According to reports, the attack on Saturday had been launched against the rebel Sudan Liberation Movement/Army (SLM/A) is the area. In apparent retaliation the following day, the SLM/A attacked Donkey Dereisa, 60 km south of Nyala.

Another attack occurred in West Darfur on Tuesday when Arab militia raided the town of Congo Harasa. They destroyed all the wells that had been constructed by the humanitarian workers to provide water to the local population.

“The UN condemns these attacks that targeted the very livelihood of the people,” Achouri said.

The ongoing deliberate destruction of farmland and crops was negatively affecting the optimistic agricultural output expected for this season, Achouri added. Redisplacements of large groups of civilians to settlements for internally displaced persons (IDPs) or to the outskirts of towns had also continued throughout Darfur.

According to the Geneva Conventions, destroying or rendering useless items essential to the survival of civilian populations is a war crime.

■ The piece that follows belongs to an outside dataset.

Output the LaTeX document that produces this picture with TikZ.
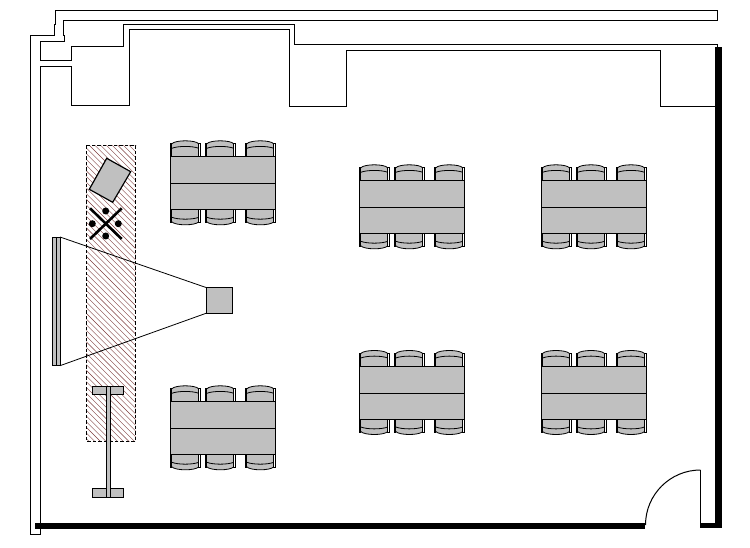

Aid workers in the region had also faced increased violence, threats, beatings and harassment, both within and outside the camps, according to sources in Darfur.

On 5 December, 13 international NGO staff members in West Darfur were relocated with an African Union (AU) escort from Silea to the region’s capital, Geneina, due to insecurity in the area.

Insecurity also forced the AU to airlift three international NGO staff from Kulbus to El Fasher, the capital of North Darfur State. Some local personnel remained behind to provide essential services.

On 4 December, an international NGO compound was caught in the crossfire when fighting broke out between rebel groups and government forces near Masteri. A stray bullet hit a guard in the stomach.

On 1 December, two unidentified gunmen shot and killed a Sudanese driver working for the Sudanese Red Crescent Society in the organisation’s premises in Abu Shouk IDP camp on the outskirts of El Fasher.

“The security situation in Abu Shouk is deteriorating each day,” said a local source. “IDPs are reporting continuous military presence inside the camps during the nights with threats, detentions, harassment to the civil population and shootings.”

Tension had also risen in IDP camps across Darfur due to the proliferation of people posing as community leaders and presenting inflated numbers of newly arrived IDPs to demand food and other relief items.

“They are not just businessmen – they are a real mafia. They sold around 12,000 rations of food in front of our noses,” one aid worker said.

“This business is a time bomb for the stability of the camp,” he added. “The [genuine community] leaders that try to collaborate [with us] are exhausted and very scared. All of us have been threatened many times.”

The Darfur conflict erupted in February 2003 when the two main rebel groups, the SLM/A and the Justice and Equality Movement, took up arms to fight what they called the discrimination and oppression of the region by the Sudanese government.

The government is accused of unleashing militia – known as the Janjawid – on civilians in an attempt to quash the rebellion. According to the UN, the conflict continues to affect some 3.4 million people, of whom 1.8 million are IDPs and 200,000 have fled to neighbouring Chad.